A general example on usage to retrieve JSON objects can be seen below, making use of the Postman REST client for clarity purposes.

Data retrieved by making a simple .get call

Implementing Hardware

Whilst specific pieces of sensor hardware are certainly likely to be different - by reading different types of data and being designed to be used in different ways - there are some key elements to our system design that must be obeyed in order to work with the system. We developed sensor hardware as parking bay monitors, to be used in conjunction with our Smart-Parking application, and have detailed the important design aspects here. Anyone wishing to build hardware to use with this system must follow the same basic principles in order to ensure compatability.

Sending your data

To send your data, for now you must send it as a UDP string. It is recommended that you use anywhere from 1-10 sensors per zone controller. This means you have 1 device handling global upload of 10 devices. Using only 1 is of course less efficient to using 10, but using more than that will slow down the rate at which data will be send, as there is a small delay between each device. Technically there is no restriction as to how many you can connect, but add more at your own risk.

Here is the format you must follow for your UDP strings:

identifier;sensorID:sensorReading;

Specific Hardware

When it comes to selecting the hardware for your system, your possible choices are very broad. The only real restriction is the kind of data you are reading. For the parking application, you must send your data as a distance.

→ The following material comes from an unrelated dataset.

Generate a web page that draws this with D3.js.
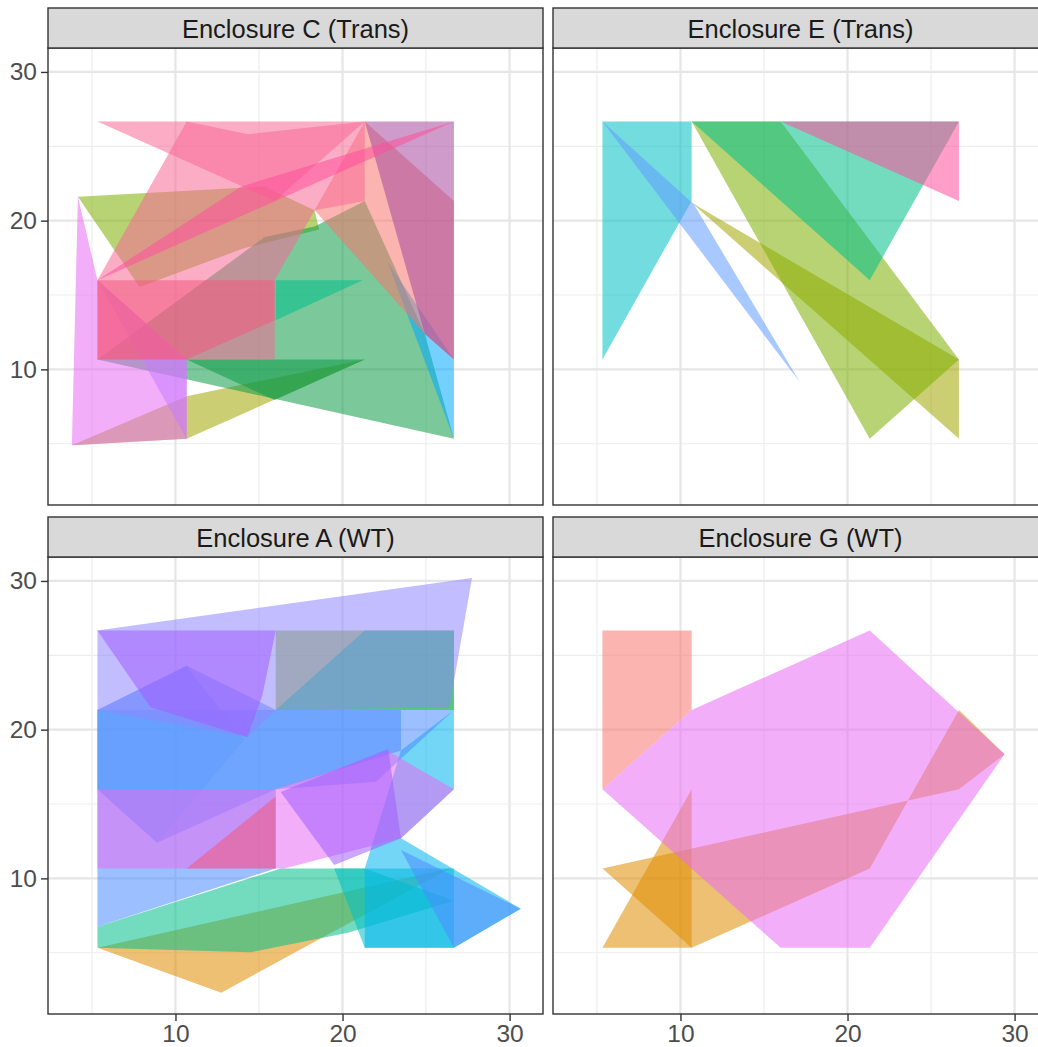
<!DOCTYPE html>
<html>
<head>
<meta charset="utf-8">
<script src="https://cdn.jsdelivr.net/npm/d3@7"></script>
<style>
  body { margin: 0; background: #ffffff; }
  svg text { font-family: "Liberation Sans", Arial, Helvetica, sans-serif; }
</style>
</head>
<body>
<svg id="chart" width="1038" height="1047"></svg>
<script>
// ---------------- data ----------------
const panelTitles = ["Enclosure C (Trans)", "Enclosure E (Trans)", "Enclosure A (WT)", "Enclosure G (WT)"];
const xTicks = [10, 20, 30];
const yTicks = [10, 20, 30];
const xMinor = [5, 15, 25];
const yMinor = [5, 15, 25];

// group -> fill colour
const groupColors = {
  salmon: "#F8766D", orange: "#DE8C00", olive: "#A3A500", lime: "#7CAE00",
  green: "#0E9A48", teal: "#00C08B", cyan: "#00BFC4", sky: "#00B4F0",
  azure: "#00A9FF", blue: "#619CFF", deepblue: "#4A8CFF", violet: "#8F86FF",
  purple: "#C77CFF", deeppurple: "#A35CFF", magenta: "#E76BF3", pink: "#F76A98",
  hotpink: "#FF4F9A", red: "#F2587E", mauve: "#A8489F"
};

// polygons per enclosure: [group, [[x,y], ...]]  (drawn in this order)
const enclosureC = [
  ["lime",    [[4.16,21.6],[15.3,22.3],[18.33,20.7],[18.6,19.4],[14.04,18.12],[7.85,15.54]]],
  ["olive",   [[3.8,4.9],[10.67,8.2],[21.33,10.67],[10.67,5.33]]],
  ["green",   [[15.34,18.9],[18.33,19.6],[21.33,21.33],[24.92,12.4],[26.67,5.33],[5.33,10.67]]],
  ["green",   [[10.67,10.67],[21.33,10.67],[15.94,7.94]]],
  ["teal",    [[16,16],[21.2,16],[16,13.3]]],
  ["azure",   [[22.7,17.2],[26.67,10.67],[26.67,5.33]]],
  ["salmon",  [[21.33,26.67],[26.67,21.33],[26.67,10.67],[24.92,12.4],[18.33,20.7]]],
  ["mauve",   [[21.33,26.67],[26.67,26.67],[26.67,10.67],[24.92,12.4]]],
  ["magenta", [[4.16,21.6],[5.33,16],[10.67,10.67],[10.67,5.33],[3.8,4.9]]],
  ["purple",  [[5.33,16],[10.67,10.67],[10.67,5.33]]],
  ["pink",    [[5.33,26.67],[21.33,26.67],[15.94,21.33]]],
  ["pink",    [[10.67,26.67],[14.34,25.81],[21.33,26.67],[21.33,21.33],[18.33,20.7],[15.94,16],[15.94,10.67],[5.33,10.67],[5.33,16]]],
  ["hotpink", [[26.67,26.67],[13.94,22.3],[5.33,16]]],
  ["red",     [[5.33,16],[15.94,16],[15.94,13.3],[10.67,10.67],[5.33,10.67]]]
];
const enclosureE = [
  ["olive",   [[10.67,21.2],[26.67,10.67],[26.67,5.33]]],
  ["lime",    [[10.67,26.67],[16,26.67],[26.67,10.67],[21.33,5.33]]],
  ["teal",    [[10.67,26.67],[26.67,26.67],[21.33,16]]],
  ["cyan",    [[5.33,26.67],[10.67,26.67],[10.67,21.33],[5.33,10.67]]],
  ["blue",    [[5.33,26.67],[10.8,21.1],[17.14,9.15]]],
  ["hotpink", [[16,26.67],[26.67,26.67],[26.67,21.33]]]
];
const enclosureA = [
  ["orange",  [[5.33,5.33],[12.74,2.31],[18.33,5.74],[26.5,10.7]]],
  ["teal",    [[5.33,6.75],[16.3,10.67],[21.33,10.67],[26.67,8.5],[20.33,6.35],[14.5,5.03],[5.33,5.33]]],
  ["lime",    [[16,26.67],[26.67,26.67],[26.67,21.33],[16,21.33]]],
  ["teal",    [[16,21.33],[21.33,26.67],[26.67,26.67],[26.67,21.33]]],
  ["cyan",    [[19.5,10.67],[26.67,10.67],[26.67,5.33],[21.33,5.33]]],
  ["sky",     [[23.5,18.6],[26.67,21.33],[26.67,16],[23.5,12.7],[30.67,7.96],[26.67,5.33],[21.33,5.33],[21.33,10.67]]],
  ["deepblue",[[5.33,21.33],[10.67,24.3],[16,21.33],[26.67,21.33],[22,16.5],[16,16],[16,10.67],[5.33,6.75]]],
  ["deepblue",[[5.33,21.33],[23.5,21.33],[23.5,18.6],[16,16],[8.9,12.4],[5.33,16]]],
  ["blue",    [[5.33,21.33],[10.67,24.3],[14.1,19.3],[8.9,12.4],[5.33,16]]],
  ["deepblue",[[23.5,11.9],[30.67,7.96],[26.67,5.33]]],
  ["violet",  [[5.33,26.67],[27.75,30.2],[26.4,21.5],[16,21.33],[14.3,19.5],[5.33,21.33]]],
  ["deeppurple", [[5.33,26.67],[16,26.67],[15.2,22.3],[14.3,19.5],[8.5,21.5]]],
  ["magenta", [[5.33,16],[16,16],[22.8,18.5],[26.67,16],[23.5,12.7],[16.5,10.67],[5.33,10.67]]],
  ["deeppurple", [[16.3,15.8],[22.73,18.7],[23.5,12.7],[19.5,10.9]]],
  ["red",     [[10.67,10.67],[16,15.5],[16,10.67]]]
];
const enclosureG = [
  ["salmon",  [[5.33,26.67],[10.67,26.67],[10.67,21.33],[5.33,16]]],
  ["orange",  [[5.33,5.33],[10.67,16],[10.67,5.33]]],
  ["orange",  [[5.33,10.67],[10.67,5.33],[21.33,10.67],[26.67,21.33],[29.4,18.35],[26.67,16]]],
  ["magenta", [[5.33,16],[10.67,21.33],[21.33,26.67],[29.4,18.35],[21.33,5.33],[16,5.33]]]
];
const panelData = [enclosureC, enclosureE, enclosureA, enclosureG];

// ---------------- layout ----------------
const W = 1038, H = 1047;
const panelW = 495, panelH = 457, stripH = 40;
const colX = [48, 553];
const rowY = [48, 557];
const fontSize = 24.5;
const fillAlpha = 0.55;

const svg = d3.select("#chart");
svg.append("rect").attr("width", W).attr("height", H).attr("fill", "#ffffff");

const x = d3.scaleLinear().domain([2.37, 32.0]).range([0, panelW]);
const y = d3.scaleLinear().domain([0.88, 31.61]).range([panelH, 0]);
const line = d3.line().x(d => x(d[0])).y(d => y(d[1])).curve(d3.curveLinearClosed);

panelTitles.forEach((title, i) => {
  const col = i % 2, row = Math.floor(i / 2);
  const g = svg.append("g").attr("transform", `translate(${colX[col]},${rowY[row]})`);
  const clipId = "clip" + i;
  g.append("clipPath").attr("id", clipId).append("rect").attr("width", panelW).attr("height", panelH);

  g.append("rect").attr("width", panelW).attr("height", panelH).attr("fill", "#ffffff");

  const grid = g.append("g").attr("clip-path", `url(#${clipId})`);
  grid.selectAll(".vn").data(xMinor).join("line").attr("class", "vn")
    .attr("x1", d => x(d)).attr("x2", d => x(d)).attr("y1", 0).attr("y2", panelH)
    .attr("stroke", "#EDEDED").attr("stroke-width", 1.2);
  grid.selectAll(".hn").data(yMinor).join("line").attr("class", "hn")
    .attr("y1", d => y(d)).attr("y2", d => y(d)).attr("x1", 0).attr("x2", panelW)
    .attr("stroke", "#EDEDED").attr("stroke-width", 1.2);
  grid.selectAll(".vm").data(xTicks).join("line").attr("class", "vm")
    .attr("x1", d => x(d)).attr("x2", d => x(d)).attr("y1", 0).attr("y2", panelH)
    .attr("stroke", "#E6E6E6").attr("stroke-width", 2.2);
  grid.selectAll(".hm").data(yTicks).join("line").attr("class", "hm")
    .attr("y1", d => y(d)).attr("y2", d => y(d)).attr("x1", 0).attr("x2", panelW)
    .attr("stroke", "#E6E6E6").attr("stroke-width", 2.2);

  const polys = g.append("g").attr("clip-path", `url(#${clipId})`);
  polys.selectAll("path").data(panelData[i]).join("path")
    .attr("d", d => line(d[1]))
    .attr("fill", d => groupColors[d[0]])
    .attr("fill-opacity", fillAlpha)
    .attr("stroke", "none");

  g.append("rect").attr("width", panelW).attr("height", panelH)
    .attr("fill", "none").attr("stroke", "#333333").attr("stroke-width", 1.4);

  // strip
  const s = g.append("g").attr("transform", `translate(0,${-stripH})`);
  s.append("rect").attr("width", panelW).attr("height", stripH)
    .attr("fill", "#D9D9D9").attr("stroke", "#333333").attr("stroke-width", 1.4);
  s.append("text").attr("x", panelW / 2).attr("y", 29.5)
    .attr("text-anchor", "middle").attr("font-size", 25.5).attr("fill", "#1A1A1A")
    .text(title);

  // axes
  if (col === 0) {
    const ax = g.append("g").call(d3.axisLeft(y).tickValues(yTicks).tickSize(7).tickPadding(4));
    ax.select(".domain").remove();
    ax.selectAll("line").attr("stroke", "#333333").attr("stroke-width", 1.4);
    ax.selectAll("text").attr("fill", "#4D4D4D").attr("font-size", fontSize)
      .attr("font-family", "Liberation Sans, Arial, sans-serif");
  }
  if (row === 1) {
    const ax = g.append("g").attr("transform", `translate(0,${panelH})`)
      .call(d3.axisBottom(x).tickValues(xTicks).tickSize(7).tickPadding(4));
    ax.select(".domain").remove();
    ax.selectAll("line").attr("stroke", "#333333").attr("stroke-width", 1.4);
    ax.selectAll("text").attr("fill", "#4D4D4D").attr("font-size", fontSize)
      .attr("font-family", "Liberation Sans, Arial, sans-serif");
  }
});
</script>
</body>
</html>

This means if you are determining the state of your parking bay using a binary case or other more complicated methods, then the system will not work. You are free to use other distance measurers than infra-red, just be advised that measuring with ultrasound can be unreliably against rough surfaces.

As long as you are able to send data via UDP, you can use any microcontroller/sensor combination of your liking. The tutorials we provide and recommend require you to use very specific Hardware however.

Technical Achievements

In developing this system, we've broken ground on a lot of significant technical developments. Through our open system, developers can take control over the environments they live in with new-found power and intelligence, truly transforming the digital urban landscape.

A fully flexible, crowd-sourced sensor network

The sensor network we've developed is unlike any other, offering unlimited growth and wide hardware support. We've strived to design a simplified system making it easy for developers with any level of experience to get their hardware up and running, sharing data with the world in a matter of minutes. Data aggregation on this scale has never been done before.

Scalability first

With our network design, the system accesses potentially unlimited reach. Wherever there is an internet connection, there can be sensors. Apache Cassandra allows us to easily expand the server network, with unparalleled reliability and convenience.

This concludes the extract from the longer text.